_Exercise requirements_: Skip the pictures and repeat each line of the data exactly.

>>

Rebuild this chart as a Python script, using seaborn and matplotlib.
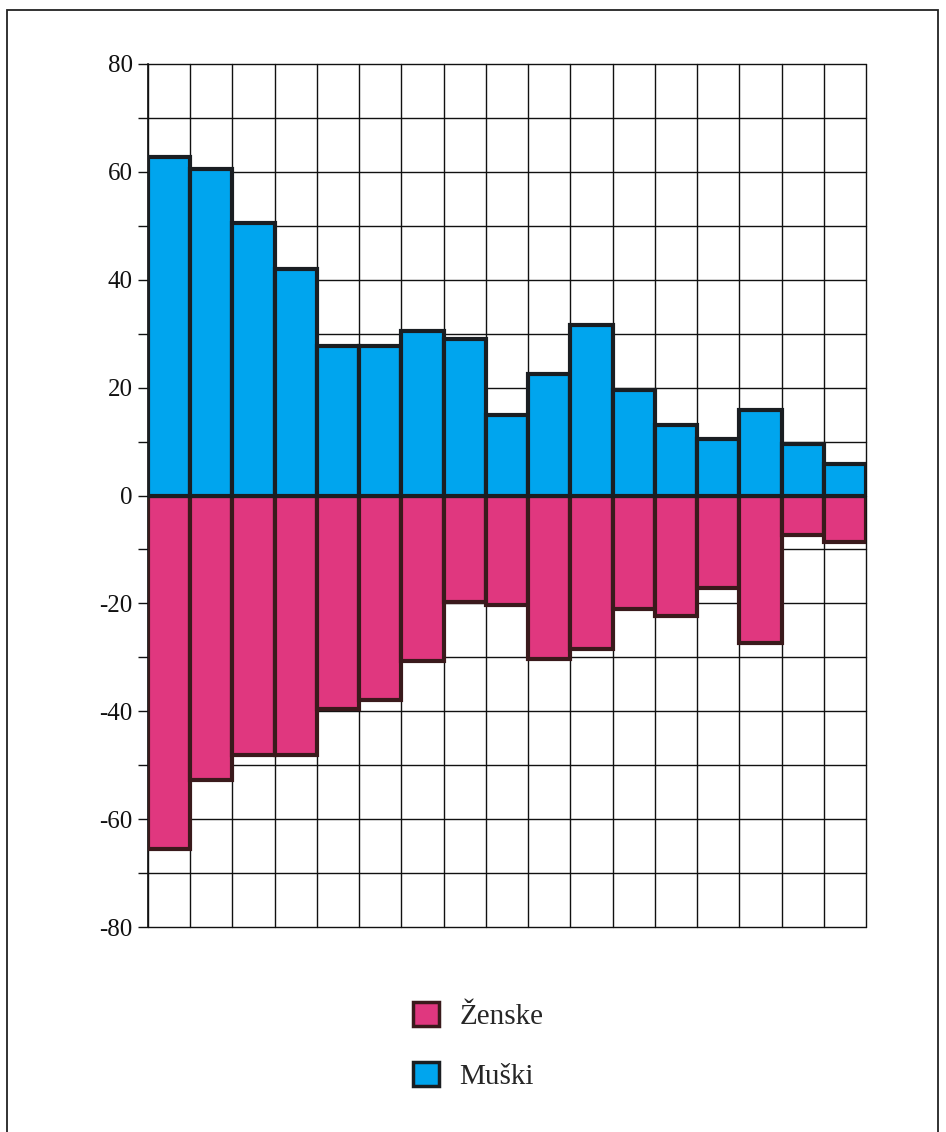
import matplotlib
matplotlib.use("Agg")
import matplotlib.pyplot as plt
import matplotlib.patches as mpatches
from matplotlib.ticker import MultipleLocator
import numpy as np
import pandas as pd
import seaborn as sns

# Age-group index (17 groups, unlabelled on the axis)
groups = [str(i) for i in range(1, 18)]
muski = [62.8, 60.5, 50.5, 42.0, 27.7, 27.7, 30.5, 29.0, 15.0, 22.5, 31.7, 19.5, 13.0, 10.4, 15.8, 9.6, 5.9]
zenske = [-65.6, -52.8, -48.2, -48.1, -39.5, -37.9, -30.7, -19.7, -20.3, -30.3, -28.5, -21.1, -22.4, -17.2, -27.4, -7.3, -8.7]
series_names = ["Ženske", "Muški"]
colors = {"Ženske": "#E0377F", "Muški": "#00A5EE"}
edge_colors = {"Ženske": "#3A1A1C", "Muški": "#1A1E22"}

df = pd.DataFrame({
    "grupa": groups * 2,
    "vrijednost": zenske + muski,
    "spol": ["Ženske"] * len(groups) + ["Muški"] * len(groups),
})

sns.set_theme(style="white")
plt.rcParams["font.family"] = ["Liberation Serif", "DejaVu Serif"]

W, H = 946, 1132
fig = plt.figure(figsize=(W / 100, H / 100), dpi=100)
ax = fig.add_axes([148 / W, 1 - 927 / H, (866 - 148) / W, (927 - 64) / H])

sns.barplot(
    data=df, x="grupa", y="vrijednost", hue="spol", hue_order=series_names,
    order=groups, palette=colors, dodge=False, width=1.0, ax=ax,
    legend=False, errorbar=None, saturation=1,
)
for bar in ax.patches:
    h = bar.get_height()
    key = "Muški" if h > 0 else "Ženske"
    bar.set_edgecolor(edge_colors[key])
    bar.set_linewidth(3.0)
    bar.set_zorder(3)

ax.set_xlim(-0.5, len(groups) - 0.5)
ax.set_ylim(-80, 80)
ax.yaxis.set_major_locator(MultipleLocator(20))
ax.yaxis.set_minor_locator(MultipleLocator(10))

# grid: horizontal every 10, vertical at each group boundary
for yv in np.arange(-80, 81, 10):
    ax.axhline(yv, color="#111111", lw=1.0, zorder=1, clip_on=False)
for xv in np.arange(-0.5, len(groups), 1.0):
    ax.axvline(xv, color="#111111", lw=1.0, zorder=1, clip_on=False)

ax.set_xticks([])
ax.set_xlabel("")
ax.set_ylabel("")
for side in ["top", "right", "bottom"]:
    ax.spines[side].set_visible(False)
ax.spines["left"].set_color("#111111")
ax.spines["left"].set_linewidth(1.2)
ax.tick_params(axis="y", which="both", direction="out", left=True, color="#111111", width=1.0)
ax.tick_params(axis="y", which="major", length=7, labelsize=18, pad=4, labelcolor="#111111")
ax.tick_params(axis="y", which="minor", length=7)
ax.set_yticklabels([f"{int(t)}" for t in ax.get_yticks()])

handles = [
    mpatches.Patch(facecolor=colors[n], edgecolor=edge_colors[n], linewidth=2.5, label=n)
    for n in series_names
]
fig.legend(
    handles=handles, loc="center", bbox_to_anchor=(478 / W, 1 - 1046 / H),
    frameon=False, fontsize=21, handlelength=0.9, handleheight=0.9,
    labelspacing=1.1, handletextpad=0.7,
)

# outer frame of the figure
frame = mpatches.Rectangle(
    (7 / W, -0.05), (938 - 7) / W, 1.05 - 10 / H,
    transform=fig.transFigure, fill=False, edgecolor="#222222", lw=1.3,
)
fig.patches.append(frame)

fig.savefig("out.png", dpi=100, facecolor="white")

<<

_Final result_:
Rebuild this chart as a Python script, using seaborn and matplotlib.
import matplotlib
matplotlib.use("Agg")
import matplotlib.pyplot as plt
import matplotlib.patches as mpatches
from matplotlib.ticker import MultipleLocator
import numpy as np
import pandas as pd
import seaborn as sns

# Age-group index (17 groups, unlabelled on the axis)
groups = [str(i) for i in range(1, 18)]
muski = [62.8, 60.5, 50.5, 42.0, 27.7, 27.7, 30.5, 29.0, 15.0, 22.5, 31.7, 19.5, 13.0, 10.4, 15.8, 9.6, 5.9]
zenske = [-65.6, -52.8, -48.2, -48.1, -39.5, -37.9, -30.7, -19.7, -20.3, -30.3, -28.5, -21.1, -22.4, -17.2, -27.4, -7.3, -8.7]
series_names = ["Ženske", "Muški"]
colors = {"Ženske": "#E0377F", "Muški": "#00A5EE"}
edge_colors = {"Ženske": "#3A1A1C", "Muški": "#1A1E22"}

df = pd.DataFrame({
    "grupa": groups * 2,
    "vrijednost": zenske + muski,
    "spol": ["Ženske"] * len(groups) + ["Muški"] * len(groups),
})

sns.set_theme(style="white")
plt.rcParams["font.family"] = ["Liberation Serif", "DejaVu Serif"]

W, H = 946, 1132
fig = plt.figure(figsize=(W / 100, H / 100), dpi=100)
ax = fig.add_axes([148 / W, 1 - 927 / H, (866 - 148) / W, (927 - 64) / H])

sns.barplot(
    data=df, x="grupa", y="vrijednost", hue="spol", hue_order=series_names,
    order=groups, palette=colors, dodge=False, width=1.0, ax=ax,
    legend=False, errorbar=None, saturation=1,
)
for bar in ax.patches:
    h = bar.get_height()
    key = "Muški" if h > 0 else "Ženske"
    bar.set_edgecolor(edge_colors[key])
    bar.set_linewidth(3.0)
    bar.set_zorder(3)

ax.set_xlim(-0.5, len(groups) - 0.5)
ax.set_ylim(-80, 80)
ax.yaxis.set_major_locator(MultipleLocator(20))
ax.yaxis.set_minor_locator(MultipleLocator(10))

# grid: horizontal every 10, vertical at each group boundary
for yv in np.arange(-80, 81, 10):
    ax.axhline(yv, color="#111111", lw=1.0, zorder=1, clip_on=False)
for xv in np.arange(-0.5, len(groups), 1.0):
    ax.axvline(xv, color="#111111", lw=1.0, zorder=1, clip_on=False)

ax.set_xticks([])
ax.set_xlabel("")
ax.set_ylabel("")
for side in ["top", "right", "bottom"]:
    ax.spines[side].set_visible(False)
ax.spines["left"].set_color("#111111")
ax.spines["left"].set_linewidth(1.2)
ax.tick_params(axis="y", which="both", direction="out", left=True, color="#111111", width=1.0)
ax.tick_params(axis="y", which="major", length=7, labelsize=18, pad=4, labelcolor="#111111")
ax.tick_params(axis="y", which="minor", length=7)
ax.set_yticklabels([f"{int(t)}" for t in ax.get_yticks()])

handles = [
    mpatches.Patch(facecolor=colors[n], edgecolor=edge_colors[n], linewidth=2.5, label=n)
    for n in series_names
]
fig.legend(
    handles=handles, loc="center", bbox_to_anchor=(478 / W, 1 - 1046 / H),
    frameon=False, fontsize=21, handlelength=0.9, handleheight=0.9,
    labelspacing=1.1, handletextpad=0.7,
)

# outer frame of the figure
frame = mpatches.Rectangle(
    (7 / W, -0.05), (938 - 7) / W, 1.05 - 10 / H,
    transform=fig.transFigure, fill=False, edgecolor="#222222", lw=1.3,
)
fig.patches.append(frame)

fig.savefig("out.png", dpi=100, facecolor="white")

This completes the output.